Sim. Podemos situar o cerne do debate no século XVIII com a disputa entre Jean-Jacques Rousseau e os enciclopedistas. Quando Rousseau escreve o Discurso sobre as ciências e as artes (1750), ele responde “não” à pergunta feita pela Academia de Dijon [onde o livro fora apresentado inicialmente em um concurso] se o desenvolvimento das ciências e das artes contribuiu para melhorar os costumes. É uma ruptura no credo nascente que vê uma correlação entre o progresso moral e político e o da técnica, das ciências e da produção.
Esse credo encontra suas raízes nos filósofos da revolução científica moderna, Descartes e especialmente Bacon, que os enciclopedistas do Iluminismo, até Condorcet, transformarão em um discurso do progresso tecnológico como fator de emancipação. Na contracorrente, Rousseau levanta as contradições: a lógica da propriedade privada, a divisão do trabalho, o culto à riqueza mercantil ameaçam, para ele, a autonomia e o desenvolvimento de todos. Na nova sociedade do comércio, do luxo e da exploração que se desenha, alerta, o homem será obrigado a viver na mentira, a romper com uma vida autêntica e em harmonia com a natureza.

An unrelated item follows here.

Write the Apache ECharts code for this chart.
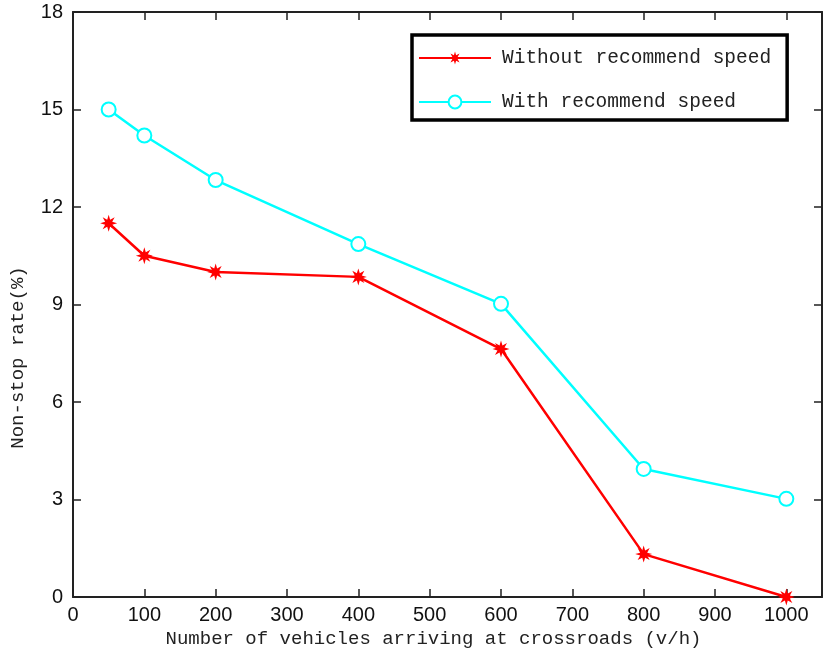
<!DOCTYPE html>
<html>
<head>
<meta charset="utf-8">
<script src="https://cdn.jsdelivr.net/npm/echarts@6/dist/echarts.min.js"></script>
<style>
  html, body { margin: 0; padding: 0; background: #fff; }
  #chart { width: 823px; height: 659px; }
</style>
</head>
<body>
<div id="chart"></div>
<script>
// vehicle arrival rate (v/h)
const arrivals = [50, 100, 200, 400, 600, 800, 1000];
// non-stop rate (%)
const withoutSpeed = [11.5, 10.5, 10.0, 9.85, 7.63, 1.32, 0];
const withSpeed = [15.0, 14.2, 12.83, 10.86, 9.02, 3.94, 3.02];
const seriesNames = ["Without recommend speed", "With recommend speed"];

const monoFont = "Liberation Mono";
const numFont = "Liberation Sans";

// asterisk-like marker (MATLAB '*')
const starPath =
  "path://M0,-10 L1.72,-4.16 L7.07,-7.07 L4.16,-1.72 L10,0 L4.16,1.72 L7.07,7.07 L1.72,4.16 L0,10 L-1.72,4.16 L-7.07,7.07 L-4.16,1.72 L-10,0 L-4.16,-1.72 L-7.07,-7.07 L-1.72,-4.16 Z";

const toPairs = (ys) => arrivals.map((x, i) => [x, ys[i]]);

const axisLine = { show: true, onZero: false, lineStyle: { color: "#222", width: 2 } };
const tickIn = { show: true, inside: true, length: 8, lineStyle: { color: "#222", width: 1.5 } };

const chart = echarts.init(document.getElementById("chart"));
chart.setOption({
  animation: false,
  backgroundColor: "#fff",
  grid: { left: 73, right: 1, top: 12, bottom: 62 },
  legend: {
    orient: "vertical",
    left: 412,
    top: 35,
    padding: [13, 16, 8, 6],
    borderColor: "#000",
    borderWidth: 3.5,
    borderRadius: 0,
    itemWidth: 72,
    itemHeight: 16,
    itemGap: 24,
    textStyle: { fontFamily: monoFont, fontSize: 19.5, color: "#222", padding: [0, 0, 0, 6] },
    data: seriesNames
  },
  xAxis: [
    {
      type: "value",
      min: 0,
      max: 1050,
      interval: 100,
      name: "Number of vehicles arriving at crossroads (v/h)",
      nameLocation: "middle",
      nameGap: 32,
      nameTextStyle: { fontFamily: monoFont, fontSize: 19, color: "#222", padding: [0, 28, 0, 0] },
      axisLine: axisLine,
      axisTick: tickIn,
      axisLabel: {
        fontFamily: numFont, fontSize: 20, color: "#111", margin: 8, showMaxLabel: false,
        formatter: (v) => String(v)
      },
      splitLine: { show: false }
    },
    {
      type: "value",
      position: "top",
      min: 0,
      max: 1050,
      interval: 100,
      axisLine: axisLine,
      axisTick: tickIn,
      axisLabel: { show: false },
      splitLine: { show: false }
    }
  ],
  yAxis: [
    {
      type: "value",
      min: 0,
      max: 18,
      interval: 3,
      name: "Non-stop rate(%)",
      nameLocation: "middle",
      nameGap: 46,
      nameTextStyle: { fontFamily: monoFont, fontSize: 19, color: "#222", padding: [0, 106, 0, 0] },
      axisLine: axisLine,
      axisTick: tickIn,
      axisLabel: { fontFamily: numFont, fontSize: 20, color: "#111", margin: 10 },
      splitLine: { show: false }
    },
    {
      type: "value",
      position: "right",
      min: 0,
      max: 18,
      interval: 3,
      axisLine: axisLine,
      axisTick: tickIn,
      axisLabel: { show: false },
      splitLine: { show: false }
    }
  ],
  series: [
    {
      name: seriesNames[0],
      type: "line",
      data: toPairs(withoutSpeed),
      symbol: starPath,
      symbolSize: 17,
      lineStyle: { color: "#ff0000", width: 2.5 },
      itemStyle: { color: "#ff0000" }
    },
    {
      name: seriesNames[1],
      type: "line",
      data: toPairs(withSpeed),
      symbol: "emptyCircle",
      symbolSize: 14,
      lineStyle: { color: "#00ffff", width: 2.5 },
      itemStyle: { color: "#00ffff", borderWidth: 2.5 }
    }
  ]
});
</script>
</body>
</html>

Esses “paradoxos” deram origem a uma violenta disputa, e aí podemos encontrar um dos nós da polêmica posterior dentro da esquerda, se considerarmos que Rousseau é uma grande figura da esquerda e que os enciclopedistas também o são! Algo muito importante então tomou forma, e essa divergência é retrospectivamente trágica. Grande parte da esquerda seguiu o credo progressista de um Condorcet, mais do que os alertas de Rousseau, e por razões compreensíveis. Com efeito, a esquerda era o partido do racionalismo e da emancipação universal, contra o da teocracia, de todas as formas de saber revelados e da hierarquia tradicional.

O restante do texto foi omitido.